Executive comp rules still unclear | FT Alphaville

Executive comp rules still unclear

The Washington Post picks up on the idea, thus far mostly pushed by academics, that executive compensation should reflect accountability not just to shareholders of financial institutions but to other stakeholders as well.

We wrote about this in early August, and WaPo moves things forward by discussing which part of Dodd-Frank potentially gives regulators the authority to enforce new compensation structures for banks (emphasis ours):

For the all the changes to the regulatory fabric contained in the landmark Dodd-Frank law, none might be more significant to the financial sector’s health than Section 956(a).

That largely overlooked provision of the law gives federal agencies expanded powers to write regulations dictating pay at financial firms. How they choose to use these powers could have a major impact on whether banks pursue excessive risks. …

For now, banking regulators have decided to stick with the guidance-oriented approach they adopted in June. The guidance requires that banks ensure that pay plans reward long-term performance rather than excessive risk-taking; that banks monitor their risks carefully; and that boards play a large role monitoring compensation practices.

The article doesn’t get into the details of which regulators have the authority to do this, or how long before it takes shape, but we can do that now.

According to a handy summary from law firm Paul Weiss, the “appropriate federal regulators” with authority to write rules on pay for financial institutions are the Fed, Comptroller of the Currency, FDIC, Office of Thrift Supervision, National Credit Union Administration Board, the Federal Housing Finance Agency, and the SEC.

Quite a big group — we’ll see if they can play nice and reach some kind of an agreement. As to what, exactly, they need to do, here is Paul Weiss:

Further, the appropriate regulators must jointly issue rules to prohibit any incentive- based payment arrangement that they determine will encourage inappropriate risks by the covered financial insitutions by providing their executive officers, employees, directors or principal shareholders with excessive compensation, fees or benefits or that could lead to material financial loss to the institution.

These regulators have nine months from the day that the bill was enacted (July 21) to finish writing the rules.

So this is another of the many issues, also including derivatives and asset-backed securitization, under FinReg where federal regulators will have to collaborate and come to a decision later on.

The question, of course, is whether the regulators will actually use this authority to enact rules requiring financial institutions to include the performance of non-stock securities when drawing up pay plans.

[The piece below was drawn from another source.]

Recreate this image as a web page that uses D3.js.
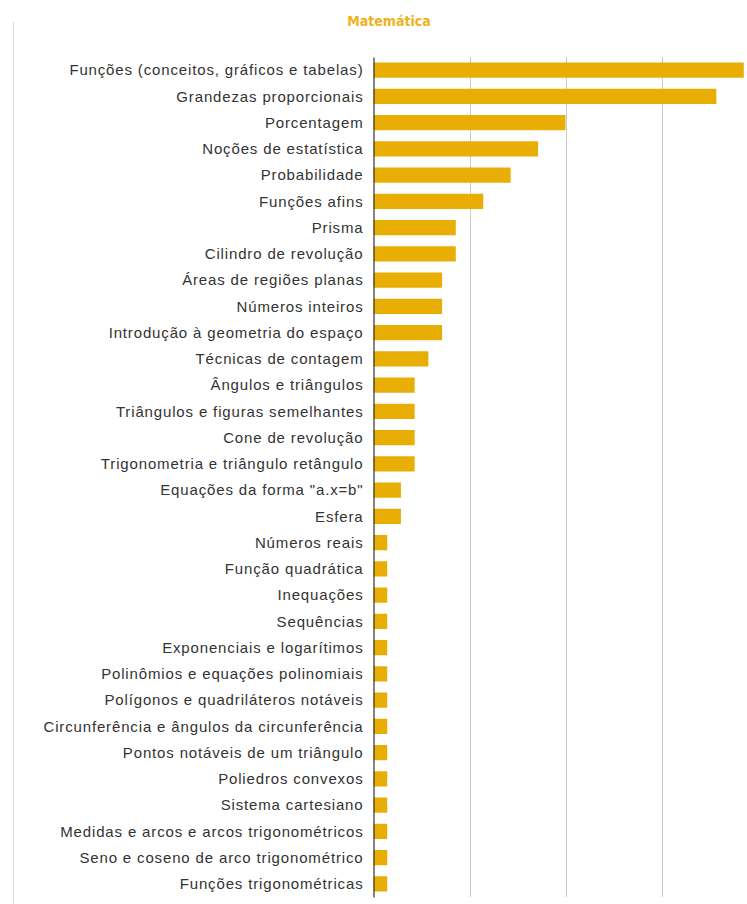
<!DOCTYPE html>
<html>
<head>
<meta charset="utf-8">
<script src="https://cdn.jsdelivr.net/npm/d3@7"></script>
<style>
  html, body { margin: 0; padding: 0; background: #fff; }
  svg { display: block; }
</style>
</head>
<body>
<svg id="chart" width="747" height="904"></svg>
<script>
// Topics, top to bottom
const topics = [
  "Funções (conceitos, gráficos e tabelas)",
  "Grandezas proporcionais",
  "Porcentagem",
  "Noções de estatística",
  "Probabilidade",
  "Funções afins",
  "Prisma",
  "Cilindro de revolução",
  "Áreas de regiões planas",
  "Números inteiros",
  "Introdução à geometria do espaço",
  "Técnicas de contagem",
  "Ângulos e triângulos",
  "Triângulos e figuras semelhantes",
  "Cone de revolução",
  "Trigonometria e triângulo retângulo",
  "Equações da forma \"a.x=b\"",
  "Esfera",
  "Números reais",
  "Função quadrática",
  "Inequações",
  "Sequências",
  "Exponenciais e logarítimos",
  "Polinômios e equações polinomiais",
  "Polígonos e quadriláteros notáveis",
  "Circunferência e ângulos da circunferência",
  "Pontos notáveis de um triângulo",
  "Poliedros convexos",
  "Sistema cartesiano",
  "Medidas e arcos e arcos trigonométricos",
  "Seno e coseno de arco trigonométrico",
  "Funções trigonométricas"
];

// Number of questions per topic
const counts = [
  27, 25, 14, 12, 10, 8, 6, 6, 5, 5, 5, 4, 3, 3, 3, 3,
  2, 2, 1, 1, 1, 1, 1, 1, 1, 1, 1, 1, 1, 1, 1, 1
];

// Gridline positions on the value axis
const gridValues = [7, 14, 21, 28];

const chartTitle = "Matemática";

const svg = d3.select("#chart");

const x = d3.scaleLinear().domain([0, 28]).range([373.5, 757.5]);
const y = d3.scaleBand()
  .domain(topics)
  .range([57, 897])
  .paddingInner(0.42)
  .paddingOuter(0.21);

// Light frame line on the left edge
svg.append("line")
  .attr("x1", 13.5).attr("x2", 13.5)
  .attr("y1", 22).attr("y2", 904)
  .attr("stroke", "#dcdcdc").attr("stroke-width", 1);

// Vertical gridlines
svg.append("g")
  .selectAll("line")
  .data(gridValues)
  .join("line")
  .attr("x1", d => Math.round(x(d)) + 0.5)
  .attr("x2", d => Math.round(x(d)) + 0.5)
  .attr("y1", 57).attr("y2", 897)
  .attr("stroke", "#cccccc").attr("stroke-width", 1);

// Bars
svg.append("g")
  .selectAll("rect")
  .data(topics.map((t, i) => ({ topic: t, value: counts[i] })))
  .join("rect")
  .attr("x", x(0))
  .attr("y", d => y(d.topic))
  .attr("width", d => x(d.value) - x(0))
  .attr("height", y.bandwidth())
  .attr("fill", "#e9ae03");

// Category axis
const yAxis = d3.axisLeft(y).tickSize(0).tickPadding(10);
const gy = svg.append("g")
  .attr("transform", `translate(${x(0)},0)`)
  .call(yAxis);
gy.select(".domain").attr("stroke", "#333").attr("stroke-width", 1.2);
gy.selectAll("text")
  .attr("fill", "#333")
  .attr("dy", "0.35em")
  .style("font-family", "'Liberation Sans', Arial, sans-serif")
  .style("font-size", "15px")
  .style("letter-spacing", "0.85px");

// Title
svg.append("text")
  .attr("x", 389)
  .attr("y", 26)
  .attr("text-anchor", "middle")
  .attr("fill", "#efb21a")
  .style("font-family", "'DejaVu Sans Condensed', 'DejaVu Sans', sans-serif")
  .style("font-stretch", "condensed")
  .style("font-weight", "bold")
  .style("font-size", "14px")
  .text(chartTitle);
</script>
</body>
</html>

Forcing through such an overhaul would be tricky considering the number of regulators involved, and The Post reports that the complexity of writing such specific rules is a daunting task given the heterogeneity of the institutions that would be affected.

For now regulators are focused more on scrutinising the pay plans that will be voluntarily submitted by the banks. But the Post also writes that time remains and “regulators could change their minds”.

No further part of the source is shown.